:: Exercise ::
Skip all pictures, then copy the lines from the start of the data through the line with "var y = d3.scaleLinear().domain([0, 45]).range([height, 0]);", keeping both ends.

:: Given material ::
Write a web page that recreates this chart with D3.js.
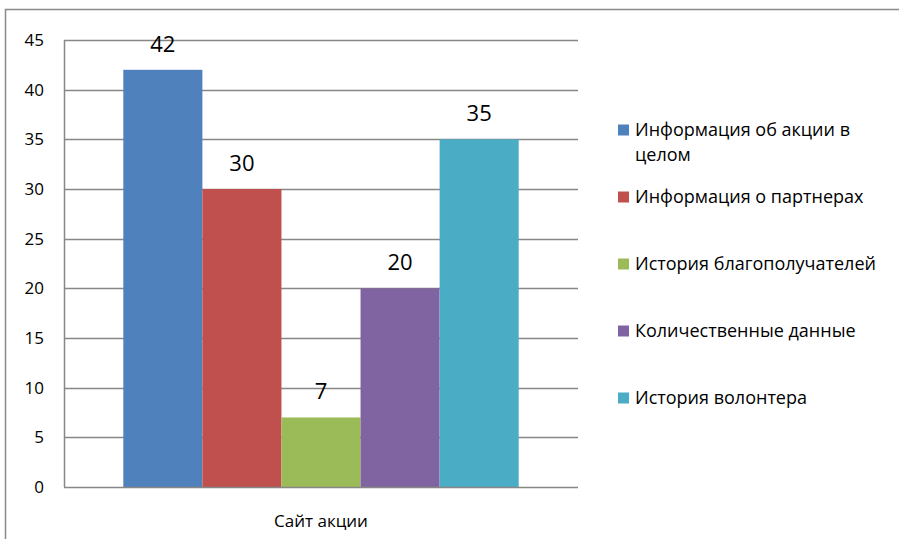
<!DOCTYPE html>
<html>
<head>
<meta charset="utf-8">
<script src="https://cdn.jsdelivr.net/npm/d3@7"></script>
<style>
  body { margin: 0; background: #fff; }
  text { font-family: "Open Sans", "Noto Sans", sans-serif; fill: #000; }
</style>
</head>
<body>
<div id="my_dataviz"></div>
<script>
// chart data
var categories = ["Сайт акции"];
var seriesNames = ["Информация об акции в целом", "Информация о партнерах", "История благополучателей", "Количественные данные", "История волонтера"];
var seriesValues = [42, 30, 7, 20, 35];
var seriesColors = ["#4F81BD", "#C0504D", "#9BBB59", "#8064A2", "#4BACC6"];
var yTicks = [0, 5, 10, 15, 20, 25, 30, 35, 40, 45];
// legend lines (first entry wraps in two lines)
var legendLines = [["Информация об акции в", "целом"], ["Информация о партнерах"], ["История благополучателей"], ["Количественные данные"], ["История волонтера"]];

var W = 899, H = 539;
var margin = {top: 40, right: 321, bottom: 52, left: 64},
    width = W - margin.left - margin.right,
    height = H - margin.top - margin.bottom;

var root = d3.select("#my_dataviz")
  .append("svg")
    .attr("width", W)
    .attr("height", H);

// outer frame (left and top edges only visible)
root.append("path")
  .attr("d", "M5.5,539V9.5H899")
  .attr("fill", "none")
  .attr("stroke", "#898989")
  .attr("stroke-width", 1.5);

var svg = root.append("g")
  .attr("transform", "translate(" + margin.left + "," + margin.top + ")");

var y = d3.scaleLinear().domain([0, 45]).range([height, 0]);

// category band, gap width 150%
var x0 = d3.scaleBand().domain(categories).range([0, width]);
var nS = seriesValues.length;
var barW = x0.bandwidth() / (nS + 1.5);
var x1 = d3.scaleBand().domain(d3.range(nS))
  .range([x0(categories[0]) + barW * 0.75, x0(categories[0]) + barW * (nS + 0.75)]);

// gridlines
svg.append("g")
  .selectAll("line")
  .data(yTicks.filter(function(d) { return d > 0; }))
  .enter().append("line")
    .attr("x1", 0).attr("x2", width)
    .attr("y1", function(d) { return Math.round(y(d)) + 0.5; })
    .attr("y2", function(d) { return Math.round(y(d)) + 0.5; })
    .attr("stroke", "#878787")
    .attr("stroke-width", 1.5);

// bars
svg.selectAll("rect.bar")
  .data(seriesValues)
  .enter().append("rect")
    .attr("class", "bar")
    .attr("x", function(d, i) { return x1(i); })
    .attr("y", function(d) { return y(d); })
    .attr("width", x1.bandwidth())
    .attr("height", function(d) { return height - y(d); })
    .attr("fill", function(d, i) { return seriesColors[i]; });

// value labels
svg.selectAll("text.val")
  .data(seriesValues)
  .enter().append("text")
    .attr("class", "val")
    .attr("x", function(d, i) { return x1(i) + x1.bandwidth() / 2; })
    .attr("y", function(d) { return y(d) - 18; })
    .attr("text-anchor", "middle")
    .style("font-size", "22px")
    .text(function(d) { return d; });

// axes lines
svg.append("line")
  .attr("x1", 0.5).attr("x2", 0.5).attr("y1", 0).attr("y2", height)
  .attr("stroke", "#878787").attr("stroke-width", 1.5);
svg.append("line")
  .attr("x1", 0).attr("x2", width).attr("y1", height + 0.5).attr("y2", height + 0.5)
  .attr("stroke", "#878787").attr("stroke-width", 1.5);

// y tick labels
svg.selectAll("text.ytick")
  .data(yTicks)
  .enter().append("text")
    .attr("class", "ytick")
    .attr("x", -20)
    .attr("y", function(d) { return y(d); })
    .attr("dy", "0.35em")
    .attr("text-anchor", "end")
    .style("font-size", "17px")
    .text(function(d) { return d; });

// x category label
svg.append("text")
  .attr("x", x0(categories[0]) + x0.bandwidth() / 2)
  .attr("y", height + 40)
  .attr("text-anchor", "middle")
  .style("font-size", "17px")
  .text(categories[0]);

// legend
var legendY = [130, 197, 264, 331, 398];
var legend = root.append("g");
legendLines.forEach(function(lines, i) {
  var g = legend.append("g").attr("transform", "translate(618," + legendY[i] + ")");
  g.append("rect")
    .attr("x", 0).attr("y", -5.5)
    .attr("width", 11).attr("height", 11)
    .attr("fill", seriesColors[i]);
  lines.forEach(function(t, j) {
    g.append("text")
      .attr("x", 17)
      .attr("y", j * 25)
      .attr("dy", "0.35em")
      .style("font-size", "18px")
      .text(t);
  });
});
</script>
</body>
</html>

:: Problem solution ::
Write a web page that recreates this chart with D3.js.
<!DOCTYPE html>
<html>
<head>
<meta charset="utf-8">
<script src="https://cdn.jsdelivr.net/npm/d3@7"></script>
<style>
  body { margin: 0; background: #fff; }
  text { font-family: "Open Sans", "Noto Sans", sans-serif; fill: #000; }
</style>
</head>
<body>
<div id="my_dataviz"></div>
<script>
// chart data
var categories = ["Сайт акции"];
var seriesNames = ["Информация об акции в целом", "Информация о партнерах", "История благополучателей", "Количественные данные", "История волонтера"];
var seriesValues = [42, 30, 7, 20, 35];
var seriesColors = ["#4F81BD", "#C0504D", "#9BBB59", "#8064A2", "#4BACC6"];
var yTicks = [0, 5, 10, 15, 20, 25, 30, 35, 40, 45];
// legend lines (first entry wraps in two lines)
var legendLines = [["Информация об акции в", "целом"], ["Информация о партнерах"], ["История благополучателей"], ["Количественные данные"], ["История волонтера"]];

var W = 899, H = 539;
var margin = {top: 40, right: 321, bottom: 52, left: 64},
    width = W - margin.left - margin.right,
    height = H - margin.top - margin.bottom;

var root = d3.select("#my_dataviz")
  .append("svg")
    .attr("width", W)
    .attr("height", H);

// outer frame (left and top edges only visible)
root.append("path")
  .attr("d", "M5.5,539V9.5H899")
  .attr("fill", "none")
  .attr("stroke", "#898989")
  .attr("stroke-width", 1.5);

var svg = root.append("g")
  .attr("transform", "translate(" + margin.left + "," + margin.top + ")");

var y = d3.scaleLinear().domain([0, 45]).range([height, 0]);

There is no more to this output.